▸ **PROBLEM DESCRIPTION**:
Copy every record below exactly as written, but leave out the pictures.

──────── TASK DATA

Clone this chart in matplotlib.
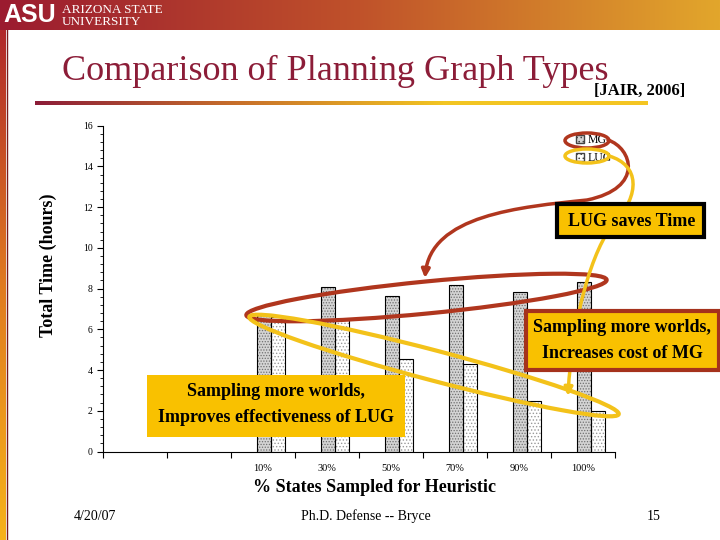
import numpy as np
import matplotlib
matplotlib.use('Agg')
import matplotlib.pyplot as plt
from matplotlib.patches import Ellipse, Rectangle, Patch, FancyArrowPatch
from matplotlib.path import Path
from matplotlib.colors import LinearSegmentedColormap
from matplotlib.ticker import MultipleLocator, FixedLocator

# data
categories = ['10%', '30%', '50%', '70%', '90%', '100%']
mg_time = [6.75, 8.1, 7.65, 8.2, 7.85, 8.3]
lug_time = [6.6, 6.45, 4.55, 4.3, 2.5, 2.0]

RED = '#b0361e'
YEL = '#f3c21a'
BOX = '#f9c100'
MAROON = '#8c1d38'

plt.rcParams['font.family'] = ['Liberation Serif', 'DejaVu Serif']
plt.rcParams['hatch.linewidth'] = 0.6

fig = plt.figure(figsize=(7.2, 5.4), dpi=100)
fig.patch.set_facecolor('white')

# chart axes (pixel box 103..615 x 126..451)
ax = fig.add_axes([103/720, 1-451.5/540, 512/720, 325.8/540])
x = np.arange(len(categories))
ax.bar(x + 0.51, mg_time, 0.22, color='#d4d4d4', hatch='......', edgecolor='#707070', linewidth=0, zorder=2)
ax.bar(x + 0.51, mg_time, 0.22, fill=False, edgecolor='black', linewidth=0.8, zorder=3)
ax.bar(x + 0.735, lug_time, 0.21, color='white', hatch='.....', edgecolor='#9a9a9a', linewidth=0, zorder=2)
ax.bar(x + 0.735, lug_time, 0.21, fill=False, edgecolor='black', linewidth=0.8, zorder=3)

ax.set_xlim(-2, len(categories))
ax.set_ylim(0, 16)
ax.spines['top'].set_visible(False)
ax.spines['right'].set_visible(False)
ax.yaxis.set_major_locator(MultipleLocator(2))
ax.yaxis.set_minor_locator(MultipleLocator(0.4))
ax.xaxis.set_major_locator(FixedLocator(np.arange(-2, len(categories) + 1)))
ax.xaxis.set_minor_locator(FixedLocator(x + 0.5))
ax.xaxis.set_major_formatter(plt.NullFormatter())
ax.set_xticklabels(categories, minor=True)
ax.tick_params(axis='x', which='minor', length=0, labelsize=7.5, pad=9)
ax.tick_params(axis='x', which='major', length=4)
ax.tick_params(axis='y', which='major', length=4, labelsize=7)
ax.tick_params(axis='y', which='minor', length=2)
ax.set_ylabel('Total Time (hours)', fontsize=13, fontweight='bold')
ax.yaxis.set_label_coords(-0.09, 0.572)
ax.set_xlabel('% States Sampled for Heuristic', fontsize=13, fontweight='bold')
ax.xaxis.set_label_coords(0.531, -0.085)

handles = [Patch(facecolor='#d4d4d4', hatch='....', edgecolor='#444444', label='MG'),
           Patch(facecolor='white', hatch='....', edgecolor='#444444', label='LUG')]
ax.legend(handles=handles, loc='upper left', bbox_to_anchor=(576/720, 1-134/540),
          bbox_transform=fig.transFigure, frameon=False, fontsize=8.5,
          handlelength=0.7, handleheight=0.7, handletextpad=0.3,
          labelspacing=0.55, borderpad=0, borderaxespad=0)

# overlay in pixel coordinates for slide decoration
ov = fig.add_axes([0, 0, 1, 1], zorder=5)
ov.patch.set_alpha(0)

head = LinearSegmentedColormap.from_list('head', ['#9b1b30', '#c0522a', '#e2a62c'])
ov.imshow(np.linspace(0, 1, 256)[None, :], cmap=head, extent=(0, 720, 30, 0), aspect='auto')
side = LinearSegmentedColormap.from_list('side', ['#b0282a', '#e07a20', '#f7b21a'])
ov.imshow(np.linspace(0, 1, 256)[:, None], cmap=side, extent=(0, 6, 540, 30), aspect='auto')
ov.plot([6.5, 6.5], [30, 540], color='#7a1a1a', lw=1)
uline = LinearSegmentedColormap.from_list('uline', ['#8c1d38', '#c8702a', '#f2c522', '#f5c622'])
ov.imshow(np.linspace(0, 1, 256)[None, :], cmap=uline, extent=(35, 648, 105, 101), aspect='auto')

ov.text(3, 15, 'ASU', color='white', fontsize=18, fontweight='heavy',
        family='Liberation Sans', va='center', ha='left')
ov.text(62, 10, 'ARIZONA STATE', color='white', fontsize=9.5, va='center', ha='left')
ov.text(62, 22, 'UNIVERSITY', color='white', fontsize=9.5, va='center', ha='left')

ov.text(335, 80, 'Comparison of Planning Graph Types', color=MAROON, fontsize=26,
        ha='center', va='baseline')
ov.text(640, 95, '[JAIR, 2006]', fontsize=12, fontweight='bold', ha='center', va='baseline')

# ellipses
ov.add_patch(Ellipse((426.5, 297.5), 362, 32, angle=np.degrees(np.arctan2(280-315, 605-248)),
                     fill=False, edgecolor=RED, lw=3))
ov.add_patch(Ellipse((434, 365.5), 382, 30, angle=np.degrees(np.arctan2(414-317, 618-250)),
                     fill=False, edgecolor=YEL, lw=3))
ov.add_patch(Ellipse((587, 140.5), 44, 15, fill=False, edgecolor=RED, lw=2.5))
ov.add_patch(Ellipse((587, 156), 44, 14, fill=False, edgecolor=YEL, lw=2.5))

# curved arrows from legend
red_path = Path([(608, 140), (632, 148), (645, 188), (587, 200),
                 (520, 207), (430, 215), (425, 278)],
                [Path.MOVETO, Path.CURVE4, Path.CURVE4, Path.CURVE4,
                 Path.CURVE4, Path.CURVE4, Path.CURVE4])
ov.add_patch(FancyArrowPatch(path=red_path, arrowstyle='-|>', mutation_scale=12,
                             color=RED, lw=2.5))
yel_path = Path([(609, 156), (640, 165), (640, 195), (615, 222),
                 (592, 248), (572, 320), (568, 396)],
                [Path.MOVETO, Path.CURVE4, Path.CURVE4, Path.CURVE4,
                 Path.CURVE4, Path.CURVE4, Path.CURVE4])
ov.add_patch(FancyArrowPatch(path=yel_path, arrowstyle='-|>', mutation_scale=12,
                             color=YEL, lw=2.5))

# callout boxes
ov.add_patch(Rectangle((557, 204), 147, 33, facecolor=BOX, edgecolor='black', lw=3, zorder=6))
ov.text(632, 221, 'LUG saves Time', fontsize=13, fontweight='bold', ha='center', va='center', zorder=7)
ov.add_patch(Rectangle((526, 311), 193, 59, facecolor=BOX, edgecolor='#a5321c', lw=3, zorder=6))
ov.text(622, 327, 'Sampling more worlds,', fontsize=13, fontweight='bold', ha='center', va='center', zorder=7)
ov.text(622, 353, 'Increases cost of MG', fontsize=13, fontweight='bold', ha='center', va='center', zorder=7)
ov.add_patch(Rectangle((147, 375), 258, 62, facecolor=BOX, edgecolor='none', zorder=6))
ov.text(276, 392, 'Sampling more worlds,', fontsize=13, fontweight='bold', ha='center', va='center', zorder=7)
ov.text(276, 418, 'Improves effectiveness of LUG', fontsize=13, fontweight='bold', ha='center', va='center', zorder=7)

# footer
ov.text(95, 516, '4/20/07', fontsize=10, ha='center', va='center')
ov.text(366, 516, 'Ph.D. Defense -- Bryce', fontsize=10, ha='center', va='center')
ov.text(654, 516, '15', fontsize=10, ha='center', va='center')

ov.set_xlim(0, 720)
ov.set_ylim(540, 0)
ov.axis('off')

fig.savefig('out.png', dpi=100)
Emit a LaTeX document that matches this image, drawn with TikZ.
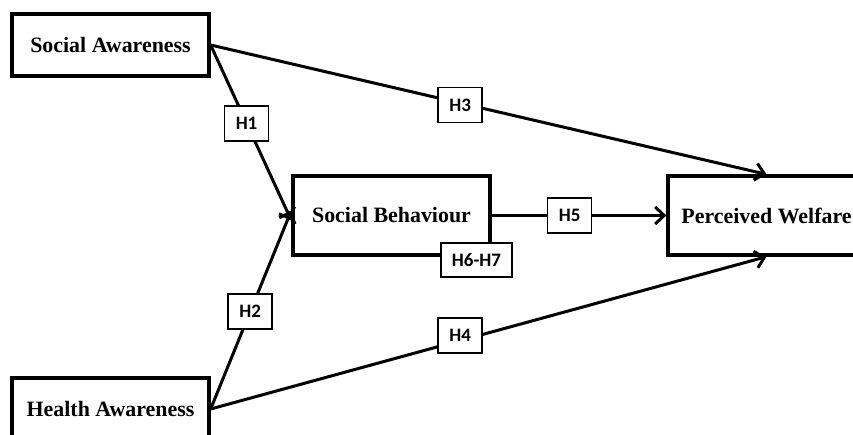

────────────────

▸ **COMPLETE RESPONSE**:
Clone this chart in matplotlib.
import numpy as np
import matplotlib
matplotlib.use('Agg')
import matplotlib.pyplot as plt
from matplotlib.patches import Ellipse, Rectangle, Patch, FancyArrowPatch
from matplotlib.path import Path
from matplotlib.colors import LinearSegmentedColormap
from matplotlib.ticker import MultipleLocator, FixedLocator

# data
categories = ['10%', '30%', '50%', '70%', '90%', '100%']
mg_time = [6.75, 8.1, 7.65, 8.2, 7.85, 8.3]
lug_time = [6.6, 6.45, 4.55, 4.3, 2.5, 2.0]

RED = '#b0361e'
YEL = '#f3c21a'
BOX = '#f9c100'
MAROON = '#8c1d38'

plt.rcParams['font.family'] = ['Liberation Serif', 'DejaVu Serif']
plt.rcParams['hatch.linewidth'] = 0.6

fig = plt.figure(figsize=(7.2, 5.4), dpi=100)
fig.patch.set_facecolor('white')

# chart axes (pixel box 103..615 x 126..451)
ax = fig.add_axes([103/720, 1-451.5/540, 512/720, 325.8/540])
x = np.arange(len(categories))
ax.bar(x + 0.51, mg_time, 0.22, color='#d4d4d4', hatch='......', edgecolor='#707070', linewidth=0, zorder=2)
ax.bar(x + 0.51, mg_time, 0.22, fill=False, edgecolor='black', linewidth=0.8, zorder=3)
ax.bar(x + 0.735, lug_time, 0.21, color='white', hatch='.....', edgecolor='#9a9a9a', linewidth=0, zorder=2)
ax.bar(x + 0.735, lug_time, 0.21, fill=False, edgecolor='black', linewidth=0.8, zorder=3)

ax.set_xlim(-2, len(categories))
ax.set_ylim(0, 16)
ax.spines['top'].set_visible(False)
ax.spines['right'].set_visible(False)
ax.yaxis.set_major_locator(MultipleLocator(2))
ax.yaxis.set_minor_locator(MultipleLocator(0.4))
ax.xaxis.set_major_locator(FixedLocator(np.arange(-2, len(categories) + 1)))
ax.xaxis.set_minor_locator(FixedLocator(x + 0.5))
ax.xaxis.set_major_formatter(plt.NullFormatter())
ax.set_xticklabels(categories, minor=True)
ax.tick_params(axis='x', which='minor', length=0, labelsize=7.5, pad=9)
ax.tick_params(axis='x', which='major', length=4)
ax.tick_params(axis='y', which='major', length=4, labelsize=7)
ax.tick_params(axis='y', which='minor', length=2)
ax.set_ylabel('Total Time (hours)', fontsize=13, fontweight='bold')
ax.yaxis.set_label_coords(-0.09, 0.572)
ax.set_xlabel('% States Sampled for Heuristic', fontsize=13, fontweight='bold')
ax.xaxis.set_label_coords(0.531, -0.085)

handles = [Patch(facecolor='#d4d4d4', hatch='....', edgecolor='#444444', label='MG'),
           Patch(facecolor='white', hatch='....', edgecolor='#444444', label='LUG')]
ax.legend(handles=handles, loc='upper left', bbox_to_anchor=(576/720, 1-134/540),
          bbox_transform=fig.transFigure, frameon=False, fontsize=8.5,
          handlelength=0.7, handleheight=0.7, handletextpad=0.3,
          labelspacing=0.55, borderpad=0, borderaxespad=0)

# overlay in pixel coordinates for slide decoration
ov = fig.add_axes([0, 0, 1, 1], zorder=5)
ov.patch.set_alpha(0)

head = LinearSegmentedColormap.from_list('head', ['#9b1b30', '#c0522a', '#e2a62c'])
ov.imshow(np.linspace(0, 1, 256)[None, :], cmap=head, extent=(0, 720, 30, 0), aspect='auto')
side = LinearSegmentedColormap.from_list('side', ['#b0282a', '#e07a20', '#f7b21a'])
ov.imshow(np.linspace(0, 1, 256)[:, None], cmap=side, extent=(0, 6, 540, 30), aspect='auto')
ov.plot([6.5, 6.5], [30, 540], color='#7a1a1a', lw=1)
uline = LinearSegmentedColormap.from_list('uline', ['#8c1d38', '#c8702a', '#f2c522', '#f5c622'])
ov.imshow(np.linspace(0, 1, 256)[None, :], cmap=uline, extent=(35, 648, 105, 101), aspect='auto')

ov.text(3, 15, 'ASU', color='white', fontsize=18, fontweight='heavy',
        family='Liberation Sans', va='center', ha='left')
ov.text(62, 10, 'ARIZONA STATE', color='white', fontsize=9.5, va='center', ha='left')
ov.text(62, 22, 'UNIVERSITY', color='white', fontsize=9.5, va='center', ha='left')

ov.text(335, 80, 'Comparison of Planning Graph Types', color=MAROON, fontsize=26,
        ha='center', va='baseline')
ov.text(640, 95, '[JAIR, 2006]', fontsize=12, fontweight='bold', ha='center', va='baseline')

# ellipses
ov.add_patch(Ellipse((426.5, 297.5), 362, 32, angle=np.degrees(np.arctan2(280-315, 605-248)),
                     fill=False, edgecolor=RED, lw=3))
ov.add_patch(Ellipse((434, 365.5), 382, 30, angle=np.degrees(np.arctan2(414-317, 618-250)),
                     fill=False, edgecolor=YEL, lw=3))
ov.add_patch(Ellipse((587, 140.5), 44, 15, fill=False, edgecolor=RED, lw=2.5))
ov.add_patch(Ellipse((587, 156), 44, 14, fill=False, edgecolor=YEL, lw=2.5))

# curved arrows from legend
red_path = Path([(608, 140), (632, 148), (645, 188), (587, 200),
                 (520, 207), (430, 215), (425, 278)],
                [Path.MOVETO, Path.CURVE4, Path.CURVE4, Path.CURVE4,
                 Path.CURVE4, Path.CURVE4, Path.CURVE4])
ov.add_patch(FancyArrowPatch(path=red_path, arrowstyle='-|>', mutation_scale=12,
                             color=RED, lw=2.5))
yel_path = Path([(609, 156), (640, 165), (640, 195), (615, 222),
                 (592, 248), (572, 320), (568, 396)],
                [Path.MOVETO, Path.CURVE4, Path.CURVE4, Path.CURVE4,
                 Path.CURVE4, Path.CURVE4, Path.CURVE4])
ov.add_patch(FancyArrowPatch(path=yel_path, arrowstyle='-|>', mutation_scale=12,
                             color=YEL, lw=2.5))

# callout boxes
ov.add_patch(Rectangle((557, 204), 147, 33, facecolor=BOX, edgecolor='black', lw=3, zorder=6))
ov.text(632, 221, 'LUG saves Time', fontsize=13, fontweight='bold', ha='center', va='center', zorder=7)
ov.add_patch(Rectangle((526, 311), 193, 59, facecolor=BOX, edgecolor='#a5321c', lw=3, zorder=6))
ov.text(622, 327, 'Sampling more worlds,', fontsize=13, fontweight='bold', ha='center', va='center', zorder=7)
ov.text(622, 353, 'Increases cost of MG', fontsize=13, fontweight='bold', ha='center', va='center', zorder=7)
ov.add_patch(Rectangle((147, 375), 258, 62, facecolor=BOX, edgecolor='none', zorder=6))
ov.text(276, 392, 'Sampling more worlds,', fontsize=13, fontweight='bold', ha='center', va='center', zorder=7)
ov.text(276, 418, 'Improves effectiveness of LUG', fontsize=13, fontweight='bold', ha='center', va='center', zorder=7)

# footer
ov.text(95, 516, '4/20/07', fontsize=10, ha='center', va='center')
ov.text(366, 516, 'Ph.D. Defense -- Bryce', fontsize=10, ha='center', va='center')
ov.text(654, 516, '15', fontsize=10, ha='center', va='center')

ov.set_xlim(0, 720)
ov.set_ylim(540, 0)
ov.axis('off')

fig.savefig('out.png', dpi=100)
Emit a LaTeX document that matches this image, drawn with TikZ.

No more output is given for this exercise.